◆ Source material ◆
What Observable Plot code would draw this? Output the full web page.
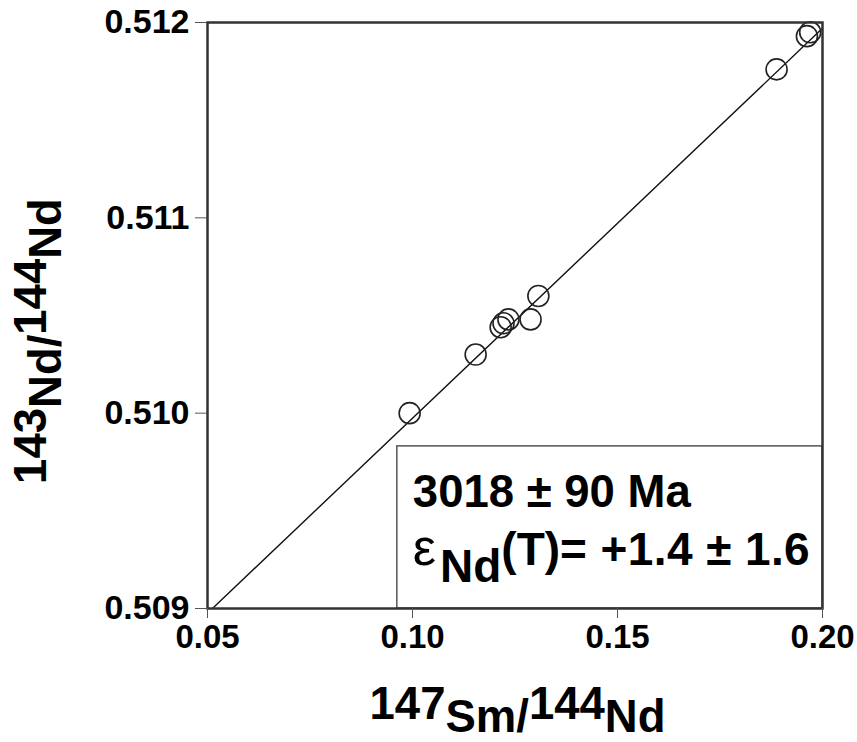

---

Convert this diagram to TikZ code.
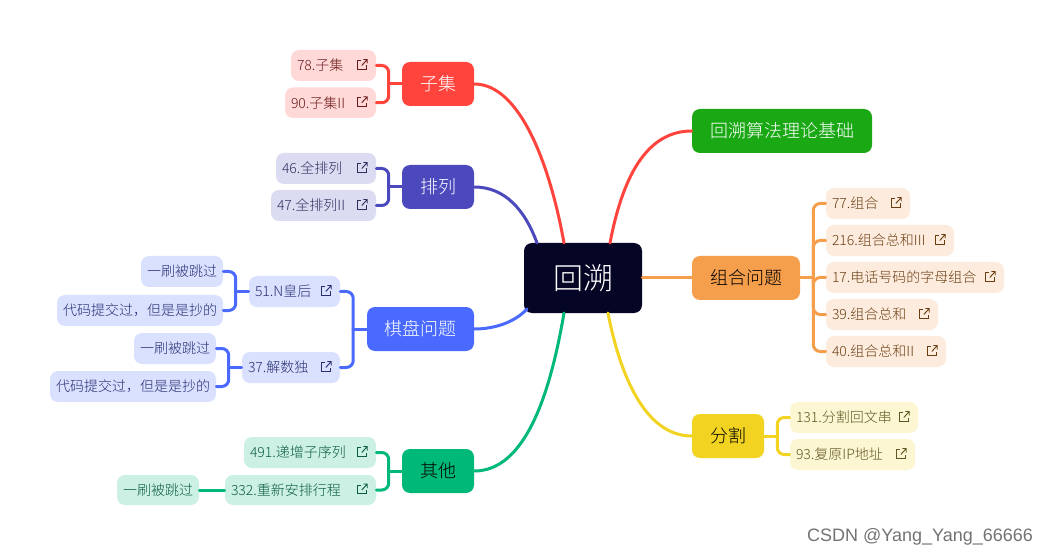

---

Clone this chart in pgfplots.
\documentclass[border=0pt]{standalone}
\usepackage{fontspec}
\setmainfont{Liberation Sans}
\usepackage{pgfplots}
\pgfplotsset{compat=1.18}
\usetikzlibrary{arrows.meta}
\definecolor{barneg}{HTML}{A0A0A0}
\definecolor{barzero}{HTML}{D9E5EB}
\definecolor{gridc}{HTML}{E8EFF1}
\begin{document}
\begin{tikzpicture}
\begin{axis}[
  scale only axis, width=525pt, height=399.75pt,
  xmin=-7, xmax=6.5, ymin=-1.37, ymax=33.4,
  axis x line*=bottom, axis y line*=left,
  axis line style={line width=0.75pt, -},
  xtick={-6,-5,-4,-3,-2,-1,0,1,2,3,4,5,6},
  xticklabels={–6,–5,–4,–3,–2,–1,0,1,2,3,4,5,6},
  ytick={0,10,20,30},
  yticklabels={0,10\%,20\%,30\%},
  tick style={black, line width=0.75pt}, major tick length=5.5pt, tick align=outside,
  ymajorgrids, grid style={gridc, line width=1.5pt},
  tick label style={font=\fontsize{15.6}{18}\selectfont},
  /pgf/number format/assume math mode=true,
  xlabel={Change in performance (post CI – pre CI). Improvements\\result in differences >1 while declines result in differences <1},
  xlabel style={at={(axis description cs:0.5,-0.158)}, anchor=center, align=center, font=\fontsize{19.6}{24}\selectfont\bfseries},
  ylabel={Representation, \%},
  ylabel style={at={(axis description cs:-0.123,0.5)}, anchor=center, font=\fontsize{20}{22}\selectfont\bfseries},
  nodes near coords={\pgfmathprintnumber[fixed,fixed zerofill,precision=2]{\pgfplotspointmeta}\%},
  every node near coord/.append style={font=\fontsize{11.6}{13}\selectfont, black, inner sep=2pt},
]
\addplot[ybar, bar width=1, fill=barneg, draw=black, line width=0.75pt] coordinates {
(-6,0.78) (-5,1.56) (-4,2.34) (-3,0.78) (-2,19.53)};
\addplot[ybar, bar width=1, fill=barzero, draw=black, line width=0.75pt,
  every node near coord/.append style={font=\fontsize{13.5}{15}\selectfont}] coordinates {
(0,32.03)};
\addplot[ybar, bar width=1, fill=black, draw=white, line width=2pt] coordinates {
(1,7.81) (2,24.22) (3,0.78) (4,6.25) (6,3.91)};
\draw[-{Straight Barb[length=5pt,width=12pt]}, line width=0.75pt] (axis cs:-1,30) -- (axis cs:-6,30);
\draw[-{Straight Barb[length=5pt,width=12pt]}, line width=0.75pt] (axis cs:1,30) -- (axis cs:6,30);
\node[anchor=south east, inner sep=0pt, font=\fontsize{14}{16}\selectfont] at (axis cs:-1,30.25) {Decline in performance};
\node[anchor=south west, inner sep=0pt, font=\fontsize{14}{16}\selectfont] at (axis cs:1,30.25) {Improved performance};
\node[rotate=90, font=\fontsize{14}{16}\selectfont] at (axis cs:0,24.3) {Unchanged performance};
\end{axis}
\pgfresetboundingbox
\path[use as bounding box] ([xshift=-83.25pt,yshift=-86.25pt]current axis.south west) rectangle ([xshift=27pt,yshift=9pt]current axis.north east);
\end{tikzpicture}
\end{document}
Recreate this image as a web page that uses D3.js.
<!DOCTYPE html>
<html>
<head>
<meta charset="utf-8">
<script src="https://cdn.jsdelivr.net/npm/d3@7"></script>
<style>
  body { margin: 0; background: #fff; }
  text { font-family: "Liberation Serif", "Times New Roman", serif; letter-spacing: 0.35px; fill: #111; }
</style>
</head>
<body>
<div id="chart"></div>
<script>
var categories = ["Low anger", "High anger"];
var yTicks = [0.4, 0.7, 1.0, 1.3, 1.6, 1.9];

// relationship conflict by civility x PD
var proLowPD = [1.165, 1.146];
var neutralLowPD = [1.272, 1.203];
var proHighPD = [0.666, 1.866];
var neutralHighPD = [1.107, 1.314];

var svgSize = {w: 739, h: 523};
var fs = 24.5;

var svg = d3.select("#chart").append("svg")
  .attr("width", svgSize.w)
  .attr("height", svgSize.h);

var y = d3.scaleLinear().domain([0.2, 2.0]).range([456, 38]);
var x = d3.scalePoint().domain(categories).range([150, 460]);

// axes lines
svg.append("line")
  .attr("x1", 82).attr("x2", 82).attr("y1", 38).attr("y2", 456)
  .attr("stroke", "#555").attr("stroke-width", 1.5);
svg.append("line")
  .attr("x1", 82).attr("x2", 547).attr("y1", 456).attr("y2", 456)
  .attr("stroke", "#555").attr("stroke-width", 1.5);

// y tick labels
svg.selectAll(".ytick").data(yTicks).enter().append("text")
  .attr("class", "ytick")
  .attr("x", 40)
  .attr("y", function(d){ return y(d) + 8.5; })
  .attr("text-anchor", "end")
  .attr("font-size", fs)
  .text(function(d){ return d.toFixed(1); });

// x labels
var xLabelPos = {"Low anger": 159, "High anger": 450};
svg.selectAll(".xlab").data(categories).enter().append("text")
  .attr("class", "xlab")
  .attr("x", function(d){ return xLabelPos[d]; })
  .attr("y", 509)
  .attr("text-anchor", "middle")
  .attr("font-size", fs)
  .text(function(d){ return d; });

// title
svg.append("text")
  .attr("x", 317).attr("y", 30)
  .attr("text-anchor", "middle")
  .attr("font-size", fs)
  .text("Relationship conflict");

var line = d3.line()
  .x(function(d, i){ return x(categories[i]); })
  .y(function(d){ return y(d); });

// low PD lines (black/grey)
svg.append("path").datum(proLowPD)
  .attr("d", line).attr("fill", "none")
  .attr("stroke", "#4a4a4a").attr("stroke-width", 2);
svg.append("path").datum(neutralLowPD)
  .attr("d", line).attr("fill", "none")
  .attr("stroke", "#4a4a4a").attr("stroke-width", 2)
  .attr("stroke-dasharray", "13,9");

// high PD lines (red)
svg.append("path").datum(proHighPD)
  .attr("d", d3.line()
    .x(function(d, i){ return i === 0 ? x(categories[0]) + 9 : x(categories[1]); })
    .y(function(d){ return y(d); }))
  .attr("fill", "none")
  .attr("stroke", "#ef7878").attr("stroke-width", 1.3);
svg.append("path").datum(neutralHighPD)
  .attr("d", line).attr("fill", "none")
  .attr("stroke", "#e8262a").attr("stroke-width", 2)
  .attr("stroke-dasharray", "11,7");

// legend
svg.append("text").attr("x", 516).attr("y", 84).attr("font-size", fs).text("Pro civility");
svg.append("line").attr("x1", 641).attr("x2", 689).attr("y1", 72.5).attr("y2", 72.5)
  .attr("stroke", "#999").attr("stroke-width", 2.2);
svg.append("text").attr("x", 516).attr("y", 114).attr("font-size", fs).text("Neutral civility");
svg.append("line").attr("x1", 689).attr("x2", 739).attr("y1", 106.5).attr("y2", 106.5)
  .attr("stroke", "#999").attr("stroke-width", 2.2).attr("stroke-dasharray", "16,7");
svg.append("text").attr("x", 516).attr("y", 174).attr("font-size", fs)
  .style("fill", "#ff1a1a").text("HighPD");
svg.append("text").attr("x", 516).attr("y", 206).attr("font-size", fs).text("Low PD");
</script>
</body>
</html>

◆ Goal of the exercise ◆
Report only how many lines in the records contain the word "chart".

◆ Complete answer ◆
3